** begin DATA SECTION **

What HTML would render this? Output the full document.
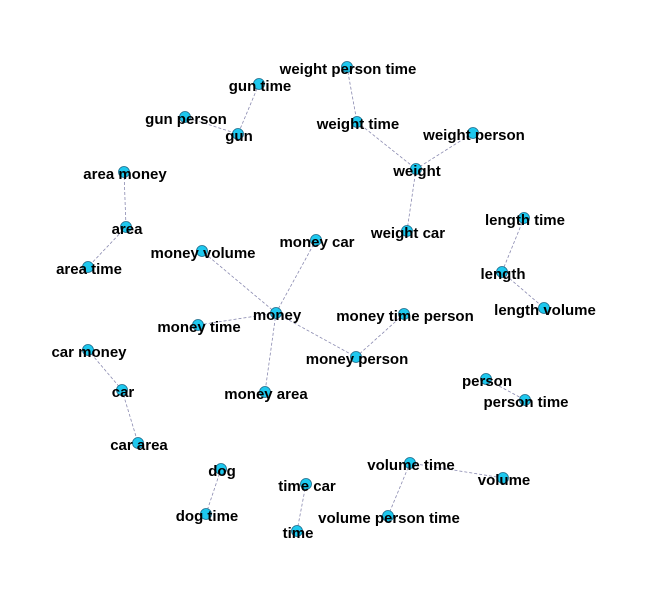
<!DOCTYPE html>
<html><head><meta charset="utf-8">
<style>
html,body{margin:0;padding:0;background:#fff;}
svg{display:block;}
text{font-family:"Liberation Sans",sans-serif;font-weight:bold;font-size:15px;fill:#000;}
</style></head>
<body>
<svg id="chart" width="661" height="593" viewBox="0 0 661 593" xmlns="http://www.w3.org/2000/svg">
<g id="edges"></g>
<g id="nodes"></g>
</svg>
<script>
const nodeNames = ["weight person time","gun time","gun person","gun","weight time","weight person","weight","area money","area","area time","weight car","length time","length","length volume","money volume","money car","money","money time","money time person","money person","car money","car","car area","money area","person","person time","dog","dog time","time car","time","volume time","volume","volume person time"];
const nodeX = [347,259,185,238,357,473,416,124,126,88,407,524,502,544,202,316,276,198,404,356,88,122,138,265,486,525,221,206,306,297,410,503,388];
const nodeY = [67,84,117,134,122,133,169,172,227,267,231,218,272,308,251,240,313,325,314,357,350,390,443,392,379,400,469,514,484,531,463,478,516];
const edgeFrom = ["gun time","gun person","weight person time","weight time","weight person","weight","area money","area","length time","length","money","money","money","money","money person","money","car money","car","person","dog","time car","volume time","volume time"];
const edgeTo = ["gun","gun","weight time","weight","weight","weight car","area","area time","length","length volume","money volume","money car","money time","money person","money time person","money area","car","car area","person time","dog time","time","volume","volume person time"];

const NS="http://www.w3.org/2000/svg";
const eg=document.getElementById('edges'), ng=document.getElementById('nodes');
const idx=n=>nodeNames.indexOf(n);
for(let i=0;i<edgeFrom.length;i++){
  const a=idx(edgeFrom[i]), b=idx(edgeTo[i]);
  const l=document.createElementNS(NS,'line');
  l.setAttribute('x1',nodeX[a]);l.setAttribute('y1',nodeY[a]);
  l.setAttribute('x2',nodeX[b]);l.setAttribute('y2',nodeY[b]);
  l.setAttribute('stroke','#8a8ab0');l.setAttribute('stroke-width','0.8');
  l.setAttribute('stroke-dasharray','3,2');
  
  
  eg.appendChild(l);
}
for(let i=0;i<nodeNames.length;i++){
  const g=document.createElementNS(NS,'g');
  
  
  const c=document.createElementNS(NS,'circle');
  c.setAttribute('cx',nodeX[i]);c.setAttribute('cy',nodeY[i]);c.setAttribute('r','5.5');
  c.setAttribute('fill','#1ec8ee');c.setAttribute('stroke','#1a6a8a');c.setAttribute('stroke-width','0.8');
  
  
  const t=document.createElementNS(NS,'text');
  t.setAttribute('x',nodeX[i]+1);t.setAttribute('y',nodeY[i]+7);
  t.setAttribute('text-anchor','middle');
  t.textContent=nodeNames[i];
  
  
  g.appendChild(c);g.appendChild(t);ng.appendChild(g);
}
</script>
</body></html>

** end DATA SECTION **

*WHAT IS BEING ASKED*.
Repeat the data exactly, without the pictures.

*REPLY*.
What HTML would render this? Output the full document.
<!DOCTYPE html>
<html><head><meta charset="utf-8">
<style>
html,body{margin:0;padding:0;background:#fff;}
svg{display:block;}
text{font-family:"Liberation Sans",sans-serif;font-weight:bold;font-size:15px;fill:#000;}
</style></head>
<body>
<svg id="chart" width="661" height="593" viewBox="0 0 661 593" xmlns="http://www.w3.org/2000/svg">
<g id="edges"></g>
<g id="nodes"></g>
</svg>
<script>
const nodeNames = ["weight person time","gun time","gun person","gun","weight time","weight person","weight","area money","area","area time","weight car","length time","length","length volume","money volume","money car","money","money time","money time person","money person","car money","car","car area","money area","person","person time","dog","dog time","time car","time","volume time","volume","volume person time"];
const nodeX = [347,259,185,238,357,473,416,124,126,88,407,524,502,544,202,316,276,198,404,356,88,122,138,265,486,525,221,206,306,297,410,503,388];
const nodeY = [67,84,117,134,122,133,169,172,227,267,231,218,272,308,251,240,313,325,314,357,350,390,443,392,379,400,469,514,484,531,463,478,516];
const edgeFrom = ["gun time","gun person","weight person time","weight time","weight person","weight","area money","area","length time","length","money","money","money","money","money person","money","car money","car","person","dog","time car","volume time","volume time"];
const edgeTo = ["gun","gun","weight time","weight","weight","weight car","area","area time","length","length volume","money volume","money car","money time","money person","money time person","money area","car","car area","person time","dog time","time","volume","volume person time"];

const NS="http://www.w3.org/2000/svg";
const eg=document.getElementById('edges'), ng=document.getElementById('nodes');
const idx=n=>nodeNames.indexOf(n);
for(let i=0;i<edgeFrom.length;i++){
  const a=idx(edgeFrom[i]), b=idx(edgeTo[i]);
  const l=document.createElementNS(NS,'line');
  l.setAttribute('x1',nodeX[a]);l.setAttribute('y1',nodeY[a]);
  l.setAttribute('x2',nodeX[b]);l.setAttribute('y2',nodeY[b]);
  l.setAttribute('stroke','#8a8ab0');l.setAttribute('stroke-width','0.8');
  l.setAttribute('stroke-dasharray','3,2');
  
  
  eg.appendChild(l);
}
for(let i=0;i<nodeNames.length;i++){
  const g=document.createElementNS(NS,'g');
  
  
  const c=document.createElementNS(NS,'circle');
  c.setAttribute('cx',nodeX[i]);c.setAttribute('cy',nodeY[i]);c.setAttribute('r','5.5');
  c.setAttribute('fill','#1ec8ee');c.setAttribute('stroke','#1a6a8a');c.setAttribute('stroke-width','0.8');
  
  
  const t=document.createElementNS(NS,'text');
  t.setAttribute('x',nodeX[i]+1);t.setAttribute('y',nodeY[i]+7);
  t.setAttribute('text-anchor','middle');
  t.textContent=nodeNames[i];
  
  
  g.appendChild(c);g.appendChild(t);ng.appendChild(g);
}
</script>
</body></html>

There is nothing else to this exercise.